Tuesday, July 29, 2008

Colombia: la vamos a tumbal

If I spout about Colombia, I run the risk of overly romanticizing... so call me a Risky Rod the Daredevil.  Nevertheless, I'll try to be fair.  
I fell in love with Colombia because of Tito Contreras, who I met hitchhiking in Chile, and convinced me to come visit him in Colombia.  He took a month off to show me around.  We drank in the nightlife of Bogota, saw endless coffee hills in Armenia, soared to the top of 16,000 foot Nevado del Ruiz, comimos arepas paisanas en Medellin, y fuimos a las playas caribenas de Caragena y las Islas de Rosario.  For three weeks we travelled, hosted by Tito's family friends, going dancing nearly every night.  Doting older women and flashy young beauties taught me to salsa, merenge, y ballenato.  I fell in love on nearly every dancefloor.
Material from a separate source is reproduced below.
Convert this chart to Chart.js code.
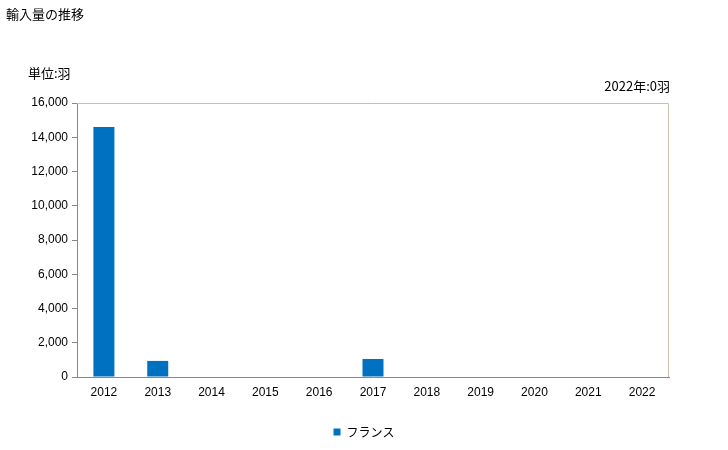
<!DOCTYPE html>
<html>
<head>
<meta charset="utf-8">
<script src="https://cdn.jsdelivr.net/npm/chart.js@4"></script>
<style>
    body { margin: 0; background: #fff; font-family: "Noto Sans CJK JP", sans-serif; }
    #wrap { position: relative; width: 728px; height: 450px; }
    .label { position: absolute; font-size: 13px; color: #000; white-space: nowrap; }
    #title { left: 6px; top: 4px; }
    #unit { left: 28px; top: 63px; }
    #note { right: 58px; top: 76px; }
</style>
</head>
<body>
<div id="wrap">
    <canvas id="chart" width="728" height="450"></canvas>
    <div class="label" id="title">輸入量の推移</div>
    <div class="label" id="unit">単位:羽</div>
    <div class="label" id="note">2022年:0羽</div>
</div>
<script>
// 輸入量（羽）
const years = ['2012', '2013', '2014', '2015', '2016', '2017', '2018', '2019', '2020', '2021', '2022'];
const franceValues = [14600, 940, 0, 0, 0, 1050, 0, 0, 0, 0, 0];
const seriesName = 'フランス';

// ===== 枠線（上・右） =====
const frame = {
    id: 'frame',
    afterDraw(chart) {
        const { ctx, chartArea: a } = chart;
        ctx.save();
        ctx.strokeStyle = '#c8c2ae';
        ctx.lineWidth = 1;
        ctx.beginPath();
        ctx.moveTo(a.left, a.top + 0.5);
        ctx.lineTo(a.right - 0.5, a.top + 0.5);
        ctx.lineTo(a.right - 0.5, a.bottom);
        ctx.stroke();
        ctx.restore();
    }
};

new Chart(document.getElementById('chart'), {
    type: 'bar',
    data: {
        labels: years,
        datasets: [{
            label: seriesName,
            data: franceValues,
            backgroundColor: '#0070c0',
            barPercentage: 0.78,
            categoryPercentage: 0.5
        }]
    },
    options: {
        responsive: false,
        animation: false,
        layout: { padding: { top: 103, right: 0, left: 0, bottom: 2 } },
        plugins: {
            legend: {
                position: 'bottom',
                labels: {
                    boxWidth: 7,
                    boxHeight: 7,
                    padding: 10,
                    color: '#000',
                    font: { family: '"Noto Sans CJK JP", sans-serif', size: 12 }
                }
            },
            tooltip: { enabled: false }
        },
        scales: {
            x: {
                afterFit(scale) { scale.height = 39; },
                grid: { display: false },
                border: { color: '#888', width: 1 },
                ticks: {
                    color: '#000',
                    padding: 0,
                    font: { family: '"Liberation Sans", Arial, sans-serif', size: 12 }
                }
            },
            y: {
                min: 0,
                max: 16000,
                afterFit(scale) { scale.width = 77; },
                grid: { drawOnChartArea: false, drawTicks: true, tickLength: 5, color: '#888' },
                border: { color: '#888', width: 1 },
                ticks: {
                    stepSize: 2000,
                    color: '#000',
                    padding: 4,
                    font: { family: '"Liberation Sans", Arial, sans-serif', size: 12 },
                    callback: v => v.toLocaleString('en-US')
                }
            },
            // 右余白用の空軸
            yRight: {
                position: 'right',
                afterFit(scale) { scale.width = 59; },
                grid: { display: false },
                border: { display: false },
                ticks: { display: false }
            }
        }
    },
    plugins: [frame]
});
</script>
</body>
</html>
Slow mornings drinking tinto (espresso) gave me time to reflect on what I was seeing, and to my happiness, my perceptions of Colombia as a dark jungle filled with drug cartels faded away and was replaced by the realities of a beautiful landscape, vibrant and beautiful people, and an armed conflict that hung on to the national coattails like a nasty burr.  
Every day there were newspaper headlines of violence linked to drugs.  But I didn't see any drugs, or any violence.  The violence is like a backdrop, like a white noise that people have come to accept.  Displaced rural peoples build new lives in suburban slums.  Middle class Colombians talk over beers about mass murders.  Paula's father was threatened, and for five months she had to escorted by bodyguards where ever she went.  Tito worked with kids whose lives had been rocked by the violence.  
And all of this was just a background to their lives of love, gossip, dancing, family, plans for the future.  Tito's priorities where 1) coming out to his family and 2) getting ready to leave for Paris to get his masters degree.
The national government fumigates cropland from planes, private paramilitary forces invade guerilla outposts, and rebel groups claim to be leftist revolutionaries.   These three forces dance round and round, as they have for decades, with no clear end in sight, and on a dancefloor in Bogota I step to the soulful accordion track of a ballenato.